Why it matters for monitoring:

- Static Pods aren’t rescheduled if the Node fails; they’re tightly coupled to a single Node. A `NotReady` Node means the static Pod is gone until the Node recovers.
- Unmanaged Pods are rescheduling orphans. If they’re evicted or OOMKilled, they disappear permanently. They also frequently represent forgotten resource consumers that escape capacity planning.

What to watch:

- Pods without owners. In Prometheus, `kube_pod_owner{owner_kind=""}` surfaces these Pods.
- The static Pod label `kubernetes.io/config.source=file` distinguishes them from unmanaged API Pods.
- Node-scoped restarts and eviction events for static Pods tied to control-plane health.

## Bare Pods

Bare Pods are a subset of unmanaged Pods created intentionally without a controller. They’re common in batch workloads, one-off migrations, and operator-injected sidecar bootstrapping. Unlike accidental unmanaged Pods, bare Pods are a deliberate pattern, but they carry the same observability gap.

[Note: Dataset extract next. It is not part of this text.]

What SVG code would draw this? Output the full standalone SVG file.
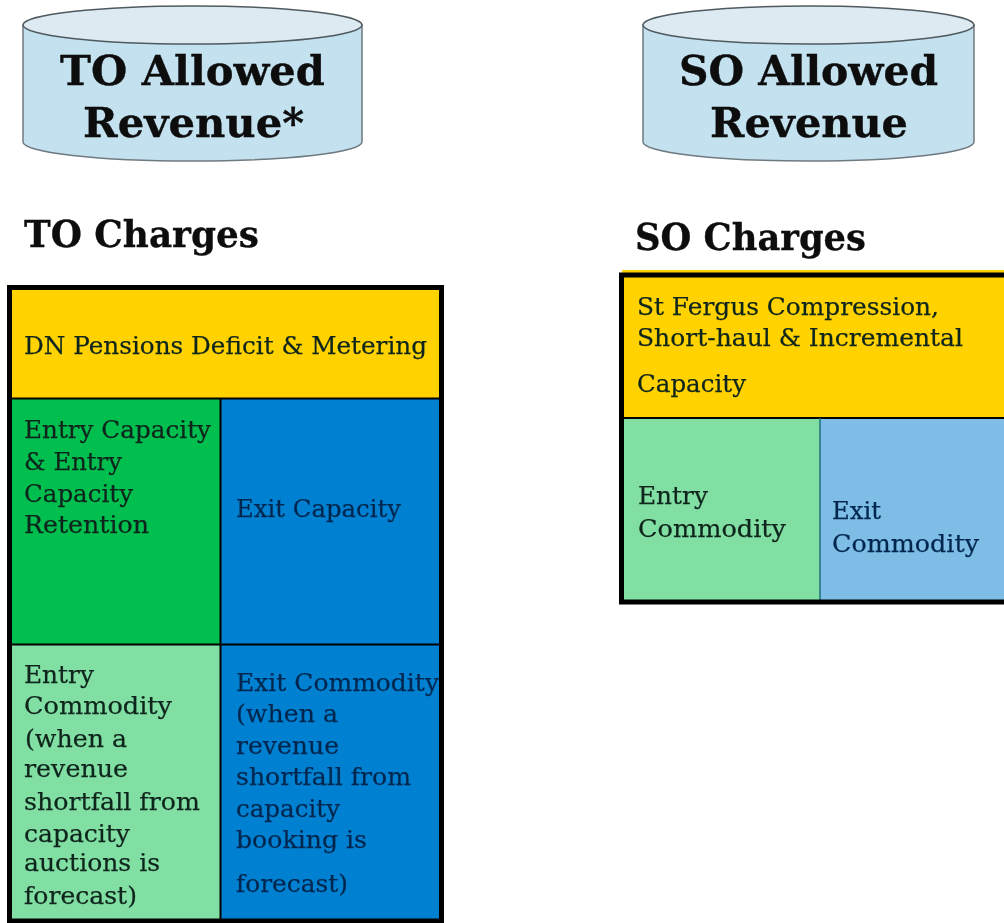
<svg xmlns="http://www.w3.org/2000/svg" width="1004" height="923" viewBox="0 0 1004 923">
<defs><filter id="soft" x="-5%" y="-20%" width="110%" height="140%"><feGaussianBlur stdDeviation="0.45"/></filter></defs>
<style>
text{font-family:"DejaVu Serif","Liberation Serif",serif;fill:#0a0a0a;filter:url(#soft)}
.h{font-size:41px;font-weight:700;stroke:#0a0a0a;stroke-width:.3}
.s{font-size:37px;font-weight:700;stroke:#0a0a0a;stroke-width:.3}
.b{font-size:25px;fill:#10251c;stroke:#10251c;stroke-width:.25}
.n .b{fill:#04284f;stroke:#04284f}
.k{stroke:#000;stroke-width:2;fill:none}
.o{stroke:#000;stroke-width:5;fill:none}
.cy{fill:#c3e1ee;stroke:#6f7a80;stroke-width:1.5}
.ct{fill:#deeaf2;stroke:#4f5a60;stroke-width:1.5}
</style>
<g id="to-allowed-revenue">
<path class="cy" d="M23 25V142A169.500 19 0 0 0 362 142V25Z"/>
<ellipse class="ct" cx="192.500" cy="25" rx="169.500" ry="19"/>
<text class="h" x="60" y="85" textLength="265" lengthAdjust="spacingAndGlyphs">TO Allowed</text>
<text class="h" x="83" y="137" textLength="221" lengthAdjust="spacingAndGlyphs">Revenue*</text>
</g>
<g id="so-allowed-revenue">
<path class="cy" d="M643 25V142A165.500 19 0 0 0 974 142V25Z"/>
<ellipse class="ct" cx="808.500" cy="25" rx="165.500" ry="19"/>
<text class="h" x="679" y="85" textLength="259" lengthAdjust="spacingAndGlyphs">SO Allowed</text>
<text class="h" x="710" y="137" textLength="198" lengthAdjust="spacingAndGlyphs">Revenue</text>
</g>
<g id="to-charges-title"><text class="s" x="24" y="247" textLength="235" lengthAdjust="spacingAndGlyphs">TO Charges</text></g>
<g id="so-charges-title"><text class="s" x="635" y="250" textLength="231" lengthAdjust="spacingAndGlyphs">SO Charges</text></g>
<g id="to-charges">
<g id="to-pensions">
<rect x="10" y="288" width="431" height="111" fill="#ffd200"/>
<text class="b" x="24" y="354" textLength="403" lengthAdjust="spacingAndGlyphs">DN Pensions Deficit &amp; Metering</text>
</g>
<g id="to-entry-capacity">
<rect x="10" y="398" width="211" height="246" fill="#00bf4f"/>
<text class="b" x="24" y="438" textLength="187" lengthAdjust="spacingAndGlyphs">Entry Capacity</text>
<text class="b" x="24" y="470" textLength="98" lengthAdjust="spacingAndGlyphs">&amp; Entry</text>
<text class="b" x="24" y="502" textLength="109" lengthAdjust="spacingAndGlyphs">Capacity</text>
<text class="b" x="24" y="533" textLength="125" lengthAdjust="spacingAndGlyphs">Retention</text>
</g>
<g id="to-exit-capacity" class="n">
<rect x="221" y="398" width="220" height="246" fill="#0080d0"/>
<text class="b" x="236" y="517" textLength="165" lengthAdjust="spacingAndGlyphs">Exit Capacity</text>
</g>
<g id="to-entry-commodity">
<rect x="10" y="644" width="211" height="277" fill="#82dfa4"/>
<text class="b" x="24" y="683" textLength="70" lengthAdjust="spacingAndGlyphs">Entry</text>
<text class="b" x="24" y="714" textLength="148" lengthAdjust="spacingAndGlyphs">Commodity</text>
<text class="b" x="25" y="747" textLength="102" lengthAdjust="spacingAndGlyphs">(when a</text>
<text class="b" x="24" y="777" textLength="104" lengthAdjust="spacingAndGlyphs">revenue</text>
<text class="b" x="24" y="810" textLength="176" lengthAdjust="spacingAndGlyphs">shortfall from</text>
<text class="b" x="24" y="842" textLength="106" lengthAdjust="spacingAndGlyphs">capacity</text>
<text class="b" x="24" y="871" textLength="136" lengthAdjust="spacingAndGlyphs">auctions is</text>
<text class="b" x="24" y="904" textLength="113" lengthAdjust="spacingAndGlyphs">forecast)</text>
</g>
<g id="to-exit-commodity" class="n">
<rect x="221" y="644" width="220" height="277" fill="#0080d0"/>
<text class="b" x="236" y="691" textLength="203" lengthAdjust="spacingAndGlyphs">Exit Commodity</text>
<text class="b" x="236" y="722" textLength="102" lengthAdjust="spacingAndGlyphs">(when a</text>
<text class="b" x="236" y="754" textLength="103" lengthAdjust="spacingAndGlyphs">revenue</text>
<text class="b" x="236" y="785" textLength="175" lengthAdjust="spacingAndGlyphs">shortfall from</text>
<text class="b" x="236" y="817" textLength="104" lengthAdjust="spacingAndGlyphs">capacity</text>
<text class="b" x="236" y="848" textLength="131" lengthAdjust="spacingAndGlyphs">booking is</text>
<text class="b" x="236" y="892" textLength="112" lengthAdjust="spacingAndGlyphs">forecast)</text>
</g>
<path class="k" d="M10 398.500H441M10 644.500H441M220.500 398V921"/>
<rect class="o" x="9.500" y="287.500" width="432" height="633.500"/>
</g>
<g id="so-charges">
<g id="so-compression">
<rect x="622" y="270" width="382" height="148" fill="#ffd200"/>
<text class="b" x="637" y="315" textLength="302" lengthAdjust="spacingAndGlyphs">St Fergus Compression,</text>
<text class="b" x="637" y="346" textLength="326" lengthAdjust="spacingAndGlyphs">Short-haul &amp; Incremental</text>
<text class="b" x="637" y="392" textLength="109" lengthAdjust="spacingAndGlyphs">Capacity</text>
</g>
<g id="so-entry-commodity">
<rect x="622" y="418" width="198" height="184" fill="#82dfa4"/>
<text class="b" x="638" y="504" textLength="70" lengthAdjust="spacingAndGlyphs">Entry</text>
<text class="b" x="638" y="537" textLength="148" lengthAdjust="spacingAndGlyphs">Commodity</text>
</g>
<g id="so-exit-commodity" class="n">
<rect x="820" y="418" width="184" height="184" fill="#7dbde6"/>
<text class="b" x="832" y="519" textLength="49" lengthAdjust="spacingAndGlyphs">Exit</text>
<text class="b" x="832" y="552" textLength="147" lengthAdjust="spacingAndGlyphs">Commodity</text>
</g>
<path d="M624 418H1004" stroke="#000" stroke-width="2" fill="none"/>
<path d="M820 418V601" stroke="#1f6f78" stroke-width="1.500" fill="none"/>
<path class="o" d="M1004 275H621.500V602H1004"/>
</g>
</svg>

Why it matters for monitoring:

- No controller means no automatic restart on failure and no replica health signal. A bare Pod that exits with code `0` looks identical to one that crashed, so you need exit code and reason tracking explicitly.
- Bare Pods often run privileged or with elevated permissions for maintenance tasks. Tracking their lifecycle (start time, runtime, termination reason) matters for both capacity and security posture.

What to watch:

- `kube_pod_container_status_last_terminated_reason` distinguishes `OOMKilled`, `Error`, and `Completed`.
- `kube_pod_start_time` combined with the absence of a matching owner reference detects long-lived bare Pods.
- Namespace and label conventions, for example `app.kubernetes.io/managed-by=manual`, to separate intentional from accidental bare Pods.